Why indeed? I've discovered that the more you spend as an amateur the more recalcitrant you are to move up. It becomes a drag, an anchor on purchasing the next camera, especially when the next camera has significantly advanced capabilities over your current kit. It also tends to corral you into a given brand. How many times have I heard that so-and-so won't move to such-and-such camera because they have too much "invested" in glass? Even I've said that indirectly. I love the Olympus lenses I have, I just wish I could put them in front of a different sensor. Like one from Sony.
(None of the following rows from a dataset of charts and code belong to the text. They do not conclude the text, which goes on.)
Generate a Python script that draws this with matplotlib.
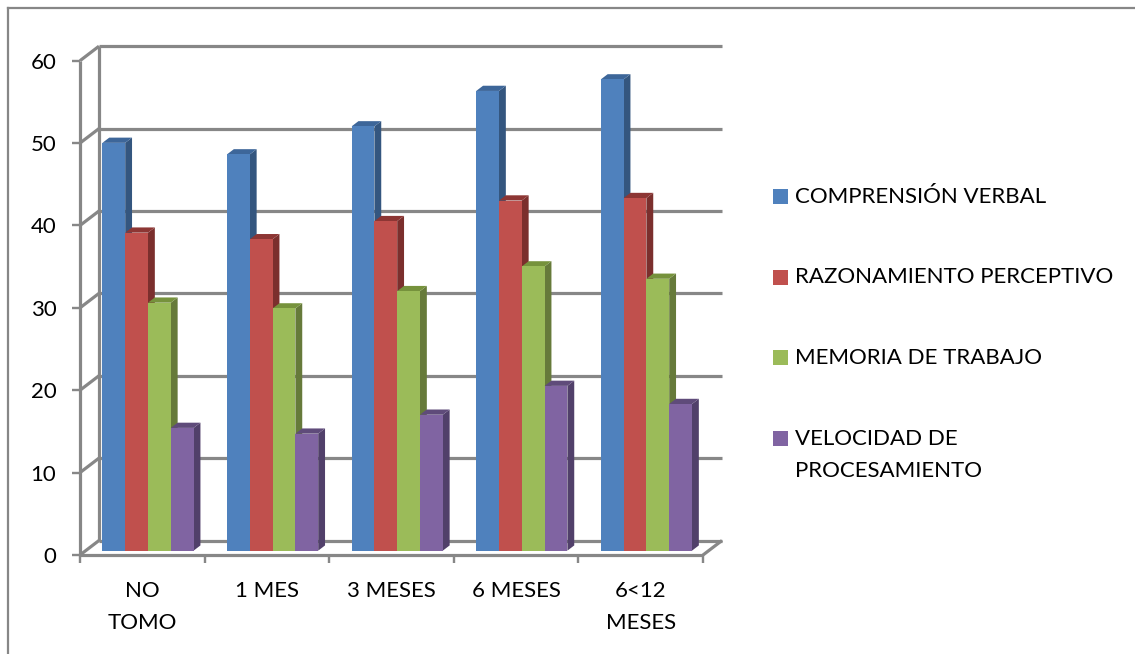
import matplotlib
matplotlib.use("Agg")
import matplotlib.pyplot as plt
from matplotlib.patches import Polygon, Rectangle

plt.rcParams['font.family'] = ['Lato', 'DejaVu Sans']

# ---- data ----
categories = ["NO\nTOMO", "1 MES", "3 MESES", "6 MESES", "6<12\nMESES"]
series_names = ["COMPRENSIÓN VERBAL", "RAZONAMIENTO PERCEPTIVO",
                "MEMORIA DE TRABAJO", "VELOCIDAD DE\nPROCESAMIENTO"]
comprension_verbal = [49.5, 48.1, 51.5, 55.8, 57.2]
razonamiento_perceptivo = [38.6, 37.8, 40.0, 42.5, 42.8]
memoria_trabajo = [30.1, 29.4, 31.5, 34.5, 33.0]
velocidad_procesamiento = [14.9, 14.2, 16.5, 20.0, 17.8]
y_ticks = [0, 10, 20, 30, 40, 50, 60]

series = [comprension_verbal, razonamiento_perceptivo, memoria_trabajo,
          velocidad_procesamiento]

# front, side, top face colours per series
face_colors = ["#4F81BD", "#C0504D", "#9BBB59", "#8064A2"]
side_colors = ["#34567F", "#7B2F2D", "#667A3A", "#51406A"]
top_colors = ["#3D6699", "#8D3634", "#76923C", "#5F4B7A"]
grid_color = "#878787"

W, H = 1135, 654
fig = plt.figure(figsize=(W / 100, H / 100), dpi=100)

# front plane of the 3-D box
x0_px, x1_px = 80, 703
y0_px, y1_px = 555, 60.7
ax = fig.add_axes([x0_px / W, (H - y0_px) / H,
                   (x1_px - x0_px) / W, (y0_px - y1_px) / H])
ax.set_xlim(-0.5, len(categories) - 0.5)
ax.set_ylim(0, 60)
for s in ax.spines.values():
    s.set_visible(False)
ax.patch.set_visible(False)

px_x = (x1_px - x0_px) / len(categories)   # pixels per category
px_y = (y0_px - y1_px) / 60.0              # pixels per value unit

# depth of the box (oblique projection, up and to the right)
DX = 19 / px_x
DY = 14.5 / px_y

xl, xr = -0.5, len(categories) - 0.5
lw = 2.3
line_kw = dict(color=grid_color, lw=lw, clip_on=False, solid_capstyle='butt',
               zorder=1)

# back wall gridlines + left wall diagonals
for v in y_ticks:
    ax.plot([xl + DX, xr + DX], [v + DY, v + DY], **line_kw)
    ax.plot([xl, xl + DX], [v, v + DY], **line_kw)
# left wall back edge, front axis line
ax.plot([xl + DX, xl + DX], [DY, 60 + DY], **line_kw)
ax.plot([xl, xl], [0, 60], **line_kw)
# floor front and right edges
ax.plot([xl, xr], [0, 0], **line_kw)
ax.plot([xr, xr + DX], [0, DY], **line_kw)

# bars
n_series = len(series)
bar_w = 22.8 / px_x
f0, f1 = 0.30, 0.66            # bar front / back depth fractions
bdx, bdy = (f1 - f0) * DX, (f1 - f0) * DY
ox, oy = f0 * DX, f0 * DY
z = 5
for i in range(len(categories)):
    start = i - n_series * bar_w / 2
    for j, vals in enumerate(series):
        v = vals[i]
        left = start + j * bar_w + ox
        right = left + bar_w
        bottom = oy
        top = v + oy
        side = Polygon([(right, bottom), (right + bdx, bottom + bdy),
                        (right + bdx, top + bdy), (right, top)],
                       closed=True, facecolor=side_colors[j], edgecolor='none',
                       clip_on=False, zorder=z)
        topf = Polygon([(left, top), (right, top), (right + bdx, top + bdy),
                        (left + bdx, top + bdy)],
                       closed=True, facecolor=top_colors[j], edgecolor='none',
                       clip_on=False, zorder=z)
        front = Rectangle((left, bottom), bar_w, v, facecolor=face_colors[j],
                          edgecolor='none', clip_on=False, zorder=z)
        ax.add_patch(side)
        ax.add_patch(topf)
        ax.add_patch(front)
        z += 1

# ticks and labels
fs = 16
ax.set_yticks(y_ticks)
ax.set_yticklabels([str(t) for t in y_ticks])
ax.tick_params(axis='y', length=5.5, width=lw * 0.75, color=grid_color,
               labelsize=fs, pad=11.5, labelcolor='black')
ax.set_xticks([k - 0.5 for k in range(len(categories) + 1)])
ax.set_xticklabels([])
ax.tick_params(axis='x', which='major', length=6, width=lw * 0.75,
               color=grid_color)
ax.set_xticks(range(len(categories)), minor=True)
ax.set_xticklabels(categories, minor=True, fontsize=fs, va='top',
                   linespacing=1.75)
ax.tick_params(axis='x', which='minor', length=0, pad=19)

# legend
leg_x_box = 773
leg_x_txt = 795
leg_y = [196.7, 277.2, 357.7, 438.2]
line_gap = 33
for name, c, yy in zip(series_names, face_colors, leg_y):
    fig.patches.append(Rectangle((leg_x_box / W, (H - yy - 7.5) / H),
                                 15 / W, 15 / H, transform=fig.transFigure,
                                 facecolor=c, edgecolor='none'))
    n_lines = name.count('\n') + 1
    yc = yy + (n_lines - 1) * line_gap / 2
    fig.text(leg_x_txt / W, (H - yc) / H, name, fontsize=fs,
             va='center', ha='left', linespacing=1.75,
             transform=fig.transFigure)

# outer chart border (top and left edges visible)
fig.add_artist(plt.Line2D([7.5 / W, 1.0], [(H - 8) / H, (H - 8) / H],
                          transform=fig.transFigure, color=grid_color, lw=1.6))
fig.add_artist(plt.Line2D([7.5 / W, 7.5 / W], [0, (H - 8) / H],
                          transform=fig.transFigure, color=grid_color, lw=1.6))

fig.savefig("out.png", dpi=100)
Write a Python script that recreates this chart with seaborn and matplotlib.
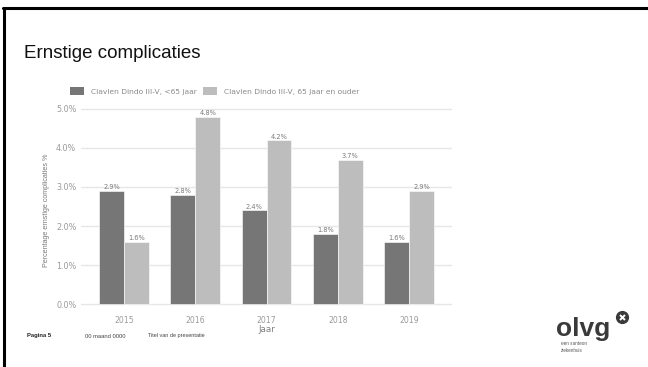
import matplotlib
matplotlib.use("Agg")
import matplotlib.pyplot as plt
import seaborn as sns
import pandas as pd
from matplotlib.patches import Patch

years = ["2015", "2016", "2017", "2018", "2019"]
series_names = ["Clavien Dindo III-V, <65 jaar", "Clavien Dindo III-V, 65 jaar en ouder"]
under65 = [2.9, 2.8, 2.4, 1.8, 1.6]
over65 = [1.6, 4.8, 4.2, 3.7, 2.9]
y_ticks = [0, 1, 2, 3, 4, 5]
y_tick_labels = ["0.0%", "1.0%", "2.0%", "3.0%", "4.0%", "5.0%"]

df = pd.DataFrame({
    "Jaar": years * 2,
    "Groep": [series_names[0]] * len(years) + [series_names[1]] * len(years),
    "Pct": under65 + over65,
})

sns.set_theme(style="white")
plt.rcParams["font.family"] = ["Liberation Sans", "DejaVu Sans"]
CH = ["DejaVu Sans"]

W, H = 648, 367
fig = plt.figure(figsize=(W / 100, H / 100), dpi=100)

def fx(px):
    return px / W

def fy(py):
    return 1 - py / H

ax = fig.add_axes([fx(81.2), fy(313.4), fx(451.8) - fx(81.2), fy(107.4) - fy(313.4)])
palette = {series_names[0]: "#767676", series_names[1]: "#bdbdbd"}
sns.barplot(data=df, x="Jaar", y="Pct", hue="Groep", order=years, hue_order=series_names,
            palette=palette, width=0.7, saturation=1, ax=ax, legend=False,
            edgecolor="white", linewidth=0.4)

for cont in ax.containers:
    ax.bar_label(cont, labels=[f"{v:.1f}%" for v in cont.datavalues], padding=0.3,
                 fontsize=4.8, color="#7a7a7a", family=CH)

ax.set_xlim(-0.6, 4.6)
ax.set_ylim(-0.24, 5.04)
ax.set_yticks(y_ticks)
ax.set_yticklabels(y_tick_labels, family=CH)
ax.set_xticks(range(len(years)))
ax.set_xticklabels(years, family=CH)
ax.grid(axis="y", color="#e6e6e6", linewidth=1.0)
ax.grid(axis="x", visible=False)
ax.set_axisbelow(True)
for s in ax.spines.values():
    s.set_visible(False)
ax.tick_params(axis="y", length=2, width=0.8, color="#999999", labelsize=5.8, labelcolor="#9a9a9a", pad=1.5)
ax.tick_params(axis="x", length=1.5, width=0.8, color="#999999", labelsize=5.6, labelcolor="#9a9a9a", pad=2.0, direction="in")
ax.set_xlabel("Jaar", fontsize=6.3, color="#808080", labelpad=-0.2, family=CH)
ax.set_ylabel("Percentage ernstige complicaties %", fontsize=5.1, color="#7a7a7a", labelpad=4)

# legend
handles = [Patch(facecolor=palette[n], edgecolor="none") for n in series_names]
fig.legend(handles, series_names, loc="center left", bbox_to_anchor=(fx(70), fy(91)), ncol=2,
           frameon=False, prop={"family": CH, "size": 5.4}, labelcolor="#8a8a8a",
           handlelength=1.9, handleheight=1.2, handletextpad=0.9, columnspacing=0.8,
           borderaxespad=0, borderpad=0)

# slide elements
fig.add_artist(plt.Line2D([fx(3), 1], [fy(8), fy(8)], color="black", linewidth=2.2))
fig.add_artist(plt.Line2D([fx(4), fx(4)], [fy(8), 0], color="black", linewidth=2.2))
fig.text(fx(24), fy(53), "Ernstige complicaties", fontsize=13.5, color="#111111", va="center", ha="left")

fig.text(fx(27), fy(336), "Pagina 5", fontsize=4.2, fontweight="bold", color="#222222", va="center")
fig.text(fx(85), fy(336), "00 maand 0000", fontsize=4.2, color="#444444", va="center")
fig.text(fx(148), fy(336), "Titel van de presentatie", fontsize=4.0, color="#444444", va="center")

fig.text(fx(556), fy(336), "olvg", fontsize=19, fontweight="bold", color="#3a3a3a",
         va="baseline", ha="left")
fig.add_artist(plt.Line2D([fx(622)], [fy(317)], marker="o", markersize=8.5, color="#3a3a3a",
                          linestyle="none"))
fig.add_artist(plt.Line2D([fx(622)], [fy(317)], marker="x", markersize=3.6, markeredgewidth=1.4,
                          color="white", linestyle="none"))
fig.text(fx(561), fy(343.5), "een santeon", fontsize=3.3, color="#555555", va="center")
fig.text(fx(561), fy(350.5), "ziekenhuis", fontsize=3.3, color="#555555", va="center")

fig.savefig("out.png", dpi=100)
I've been working with a discounted kit zoom on a discounted camera body, just enjoying the highly visual and kinesthetic moment using a small but powerful camera system. In a way it was like being transported back in time nearly 40 years to when I owned a Yashica Electo 35 fixed-lens 35mm rangerfinder. If I'd known then what I know now I'd have kept that camera. But I was too impetuous to really dig in and learn that machine, too ready to toss it aside for a "real" camera, an SLR. I did that and while I certainly enjoyed the later SLRs, I have with hindsight come to appreciate the Zen-like simplicity of the Electro 35. The closest I can get to the Electro 35 with modern kit is with either the E-P2 or the E-PL1 with and the Panasonic 1.7/20mm mounted on either, so not all is lost. The Electro 35 had a 1.7/45mm permanently mounted on the body.
There are incredible opportunities right now in the marketplace for low-cost but powerful cameras. Cameras that allow you to document the world without busting the bank. A blogger by the name of Marty4650 wrote an interesting entry where he writes that your "first camera should be disposable." His point is not to invest heavily in your first camera, but buy something that you won't mind losing if you decide after several years that you don't like photography. I'd like to weave his line of reasoning with Kirk's and say that you should always buy "disposable" cameras.
Buy at the trailing edge, where the previous wonder-cameras are heavily discounted to make way for the current and soon-to-arrive wonder cameras. The same technological advancement that allows camera phones to replace classical point-and-shoots is also making the so-called older large-sensor cameras more than good enough and certainly cheap enough. It allows you to buy something to experiment with, and if that doesn't suit you, then to try something a little different. In my case it allowed me to pick up a second µ4/3rds body and the next generation kit zoom for a price that's half that of the latest "pocketable" wonder camera, the fixed lens Sony RX100. The M.Zuiko 14-42mm II MSC certainly isn't a fast aperture lens, but so what? It's very silent in its focus when shooting video, and it's more than good enough in spite of what the forum photographic intellectuals say. And at $300 for body and lens, it's a camera that's far more approachable to a larger population, especially in these continuing economically challenging times. I'm sure Olympus won't like to hear this, what with them trying to sell E-M5's (and doing a very fine job based on what I read), but at least it's a low-cost discounted Olympus camera I've bought, not some other brand.
The top photo was taken out on one of my luncheon walks. The lantana was in heavy bloom after Debbie's rains. The kit zoom was used at its widest aperture, which at 39mm (78mm equivalent) was f/5.3. In spite of the aperture the background was far enough away that it sufficiently blurred out. The bottom photo was taken with the kit zoom at its maximum of 42mm and f/5.6. I wanted my flower closeups to be nice and sharp, and the f/5.6 delivered reasonable depth of field on all the blooms and buds.
In both instances I "visualized" these as wide (16:9) photographs, the opposite of the 1:1 esthetic. It was fun.